Seifert, C. F., Yukl, G., & McDonald, R. A. (2003). Effects of multisource feedback and a feedback facilitator on the influence behavior of managers toward subordinates. The Journal of Applied Psychology, 88(3), 561–569.

1. 80秒で分かる論文の概要

360度評価のフィードバック・ワークショップについて、米国の地方銀行のマネージャー(中間管理職)を以下の群に分けて実験し、360度評価の結果が行動変容につながったかどうか、その効果が検証されました。

実験群(7名):ワークショップを開催の上、360度評価の結果レポートを渡す
対照群(7名):360度評価の結果レポートを渡すだけ
比較群(7名):360度評価の対象だが、結果レポートを渡さない。ワークショップは開催する

具体的にはワークショップ前後の360度評価結果の推移および本人へのアンケート結果などから、以下の内容が統計的に示されました。
・フィードバックの正確性認識について、3群間で有意な差はなかった
・フィードバックの有用性認識およびパフォーマンス改善効果について、実験群のマネージャーは対照群よりも有意に高かった
・実験群のマネジャーは、部下に対する影響力行使行動を有意に増加させた。
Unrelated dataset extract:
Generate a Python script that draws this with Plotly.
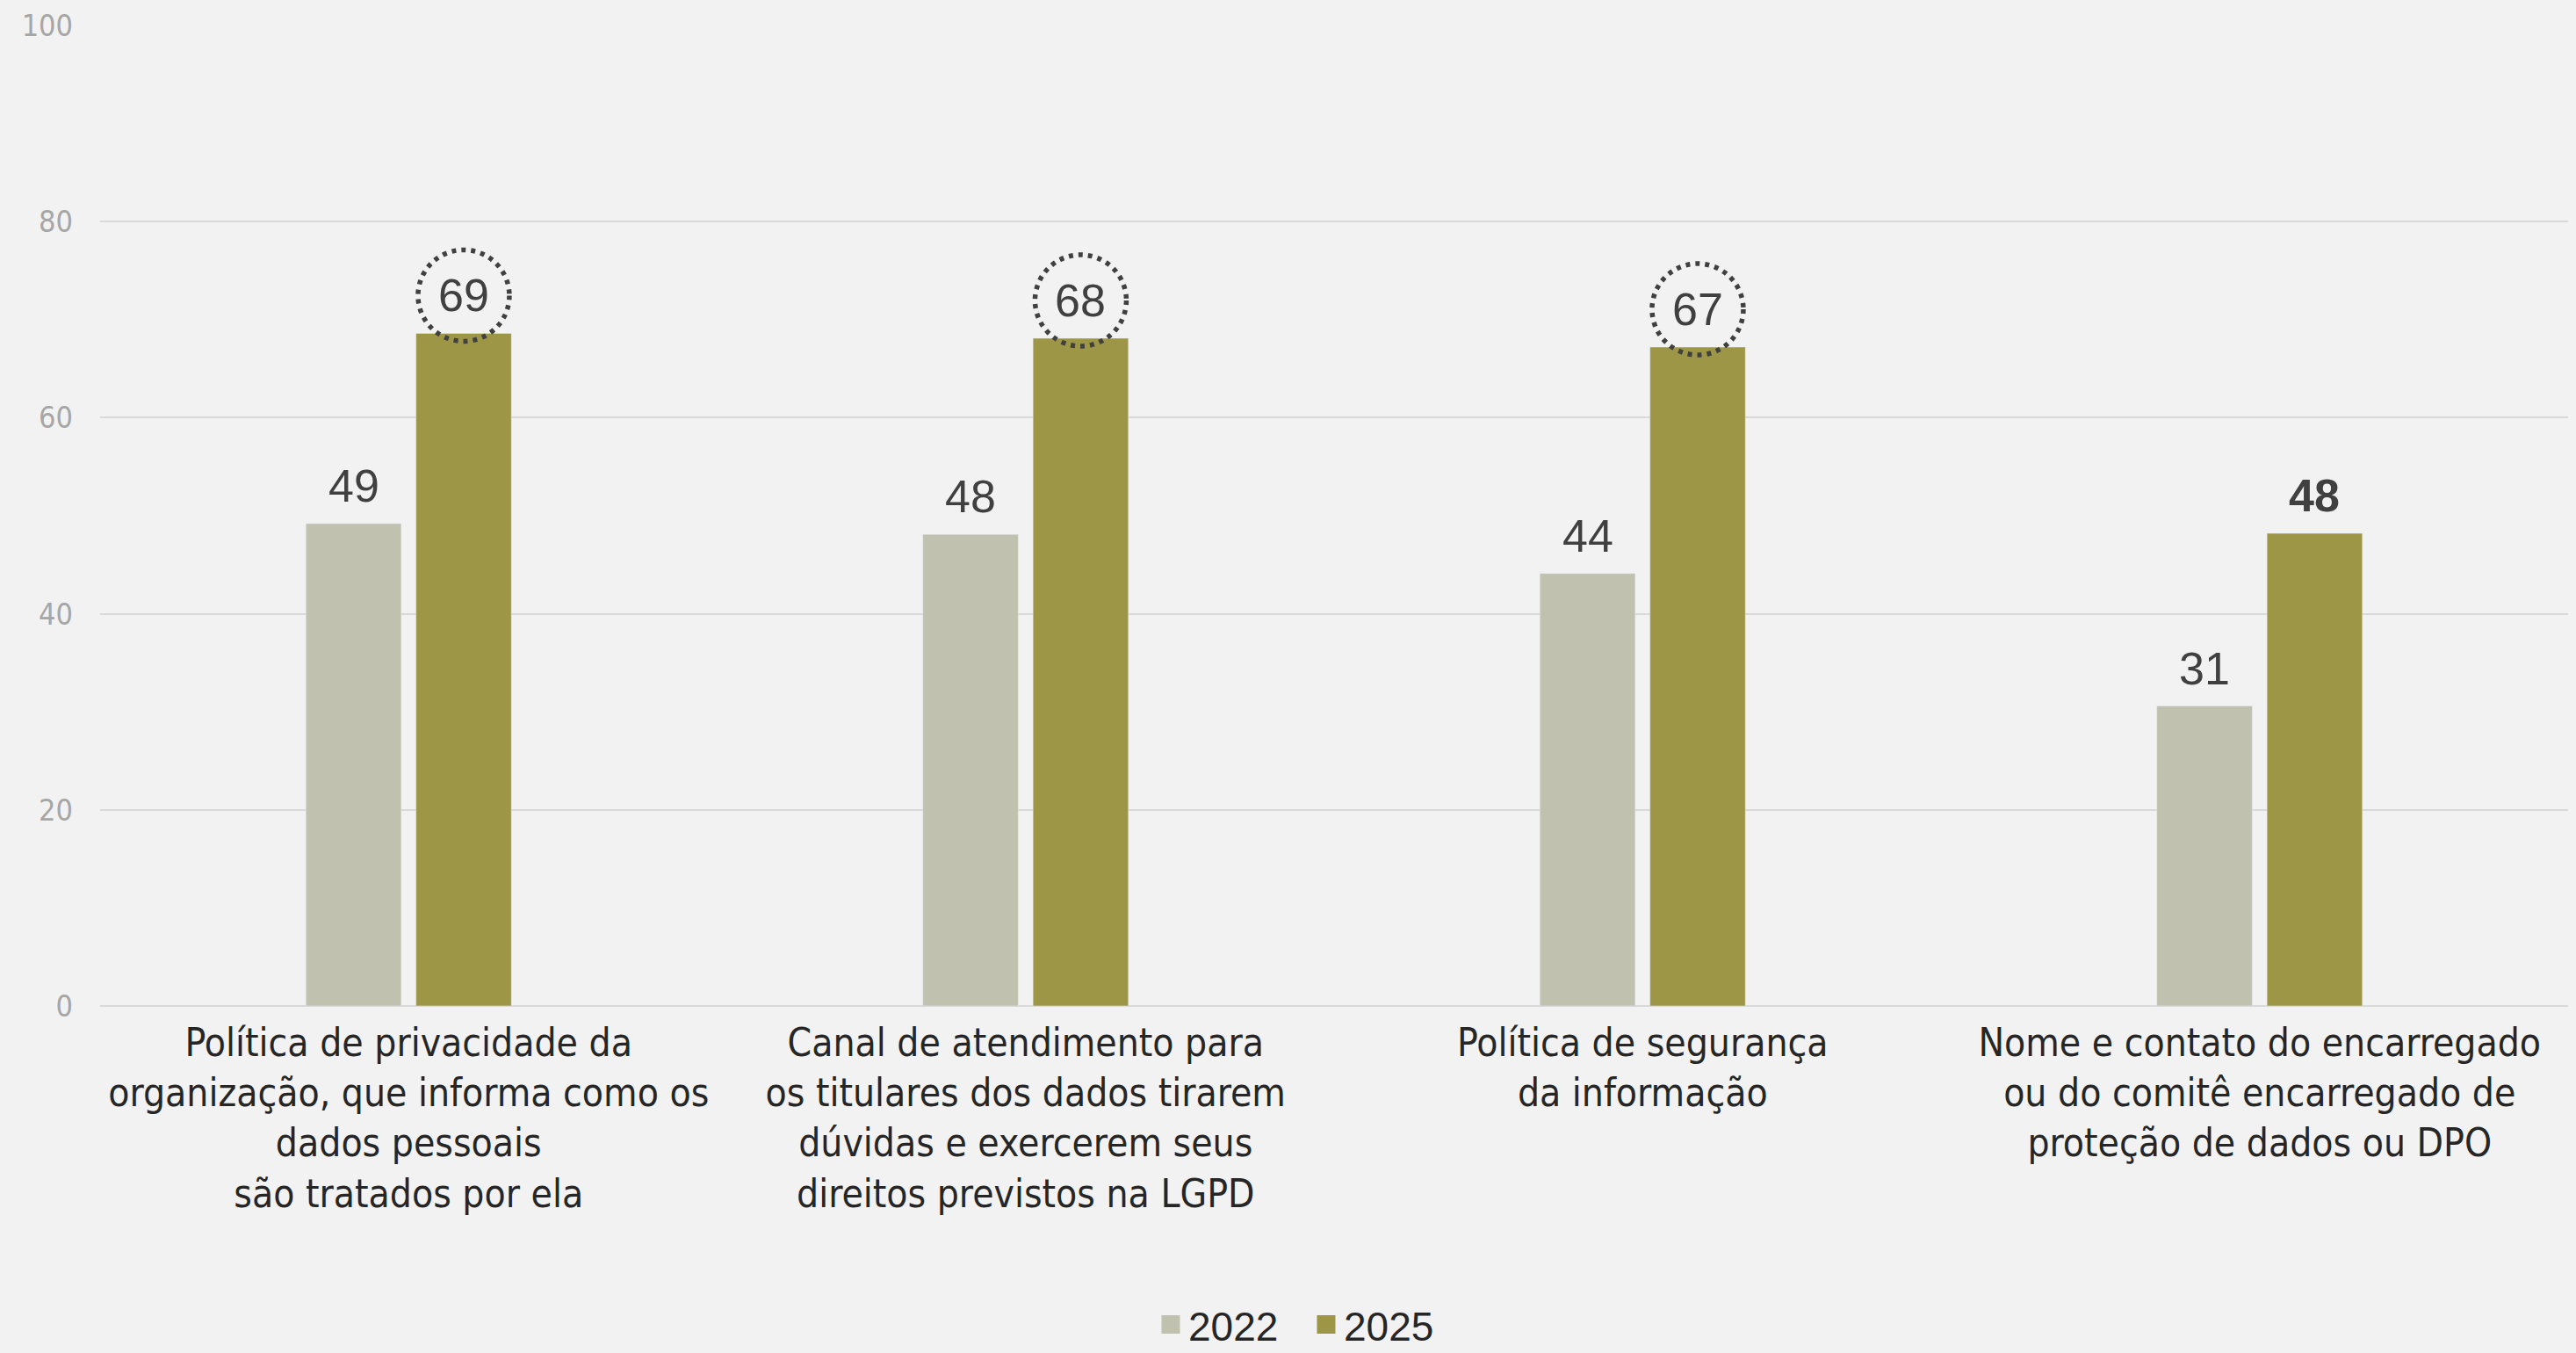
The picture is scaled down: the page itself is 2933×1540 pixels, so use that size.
import plotly.graph_objects as go

# =============================================================================
# Data
# =============================================================================
categories = [
    "Política de privacidade da<br>organização, que informa como os<br>dados pessoais<br>são tratados por ela",
    "Canal de atendimento para<br>os titulares dos dados tirarem<br>dúvidas e exercerem seus<br>direitos previstos na LGPD",
    "Política de segurança<br>da informação",
    "Nome e contato do encarregado<br>ou do comitê encarregado de<br>proteção de dados ou DPO",
]
years = ["2022", "2025"]
values_2022 = [49.2, 48.1, 44.1, 30.6]
values_2025 = [68.6, 68.1, 67.2, 48.2]
labels_2022 = ["49", "48", "44", "31"]
labels_2025 = ["69", "68", "67", "48"]
circled_2025 = [True, True, True, False]   # dotted circle round the label
bold_2025 = [False, False, False, True]
y_ticks = [0, 20, 40, 60, 80, 100]

# =============================================================================
# Style
# =============================================================================
c_2022 = "#C0C1AE"
c_2025 = "#9E9647"
bg = "#F2F2F2"
grid = "#D9D9D9"
txt = "#404040"
narrow = "Liberation Sans Narrow, DejaVu Sans Condensed, Arial Narrow, sans-serif"
plain = "Liberation Sans, Arial, sans-serif"

W, H = 2933, 1540
m_l, m_r, m_t, m_b = 114, 9, 26, 395
bargap = 0.643
groupgap = 0.134
cat_w = (W - m_l - m_r) / len(categories)
shift = (1 - bargap) * cat_w / 4      # bar centre offset from category centre, px
label_up = 43                         # label centre above bar top, px
radius = 52

fig = go.Figure()
fig.add_trace(go.Bar(x=categories, y=values_2022, name=years[0],
                     marker=dict(color=c_2022), showlegend=False))
fig.add_trace(go.Bar(x=categories, y=values_2025, name=years[1],
                     marker=dict(color=c_2025), showlegend=False))

# legend entries with bigger square swatches
for name, col in zip(years, [c_2022, c_2025]):
    fig.add_trace(go.Scatter(x=[None], y=[None], mode="markers", name=name,
                             marker=dict(symbol="square", size=16, color=col,
                                         line=dict(color=col, width=5))))

# value labels
for cat, v, lab in zip(categories, values_2022, labels_2022):
    fig.add_annotation(x=cat, y=v, text=lab, showarrow=False, xshift=-shift,
                       yshift=label_up, yanchor="middle",
                       font=dict(family=plain, size=52, color=txt))
for cat, v, lab, circ, bold in zip(categories, values_2025, labels_2025,
                                   circled_2025, bold_2025):
    fig.add_annotation(x=cat, y=v, text=f"<b>{lab}</b>" if bold else lab,
                       showarrow=False, xshift=shift, yshift=label_up,
                       yanchor="middle",
                       font=dict(family=plain, size=52, color=txt))
    if circ:
        fig.add_shape(type="circle", xref="x", yref="y",
                      xsizemode="pixel", ysizemode="pixel",
                      xanchor=cat, yanchor=v,
                      x0=shift - radius, x1=shift + radius,
                      y0=label_up - radius, y1=label_up + radius,
                      line=dict(color=txt, width=5.5, dash="5px,6px"))

fig.update_layout(
    width=W, height=H,
    paper_bgcolor=bg, plot_bgcolor=bg,
    margin=dict(l=m_l, r=m_r, t=m_t, b=m_b),
    barmode="group", bargap=bargap, bargroupgap=groupgap,
    legend=dict(orientation="h", xref="container", yref="container",
                x=0.508, xanchor="center", y=0.021, yanchor="middle",
                font=dict(family=plain, size=46, color="#262626"),
                itemwidth=30, entrywidth=132),
)
fig.update_xaxes(type="category", showgrid=False, showline=False, ticks="",
                 ticklabelstandoff=12,
                 tickfont=dict(family=narrow, size=44, color="#262626"))
fig.update_yaxes(range=[0, 100], tickvals=y_ticks, showgrid=True,
                 gridcolor=grid, gridwidth=2, zeroline=True,
                 zerolinecolor=grid, zerolinewidth=2, showline=False,
                 ticklabelstandoff=30,
                 tickfont=dict(family=narrow, size=34, color="#A6A6A6"))

fig.write_html("out.html", config={"displayModeBar": False},
               post_script="document.body.style.margin='0';")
対照群では有意な変化は見られなかった

360度評価を実施しても、結果レポートを本人に渡すだけでは意味がなく、しっかりとしたワークショップを開催することで初めて効果が出るといってもよい結果になっています。
ちなみに3点目の事前事後変化を図示したのがこの↓グラフです。


2. 私的な解説/感想

この研究では「360度評価結果のフィードバックの際、ワークショップを開催することがとても重要」であることが示されました。研究の際、研究者がファシリテーター役となり、7時間のワークショップを開催したそうです。どのようなワークショップだったのか、気になる方のために補足としてプログラム(全4部)の概要を紹介しておきます。

第一部:マネージャーとしての影響力行使スキルに関して講義(ビデオ教材等も使用)
第二部:結果レポートを渡し、内容の読み方・解釈方法について詳しく説明&質疑応答
第三部:シナリオ演習を行い、銀行のマネジャーが直面しそうな具体的状況において、影響力行使スキルをどのように使うことができるか、個人ワーク&グループワーク
第四部:個々の参加者が結果レポートに基づく行動改善に向けた計画を立案

3. 読後の余談

360度評価は、結果レポートを本人に渡すだけでは意味がありません。また、Antonioni (1995)によると、上司との面談を通じて本人に結果レポートを確認させる場合でも、行動変容にはつながらないそうです。皆さんの会社では360度評価の結果を本人にどのように返却していますか?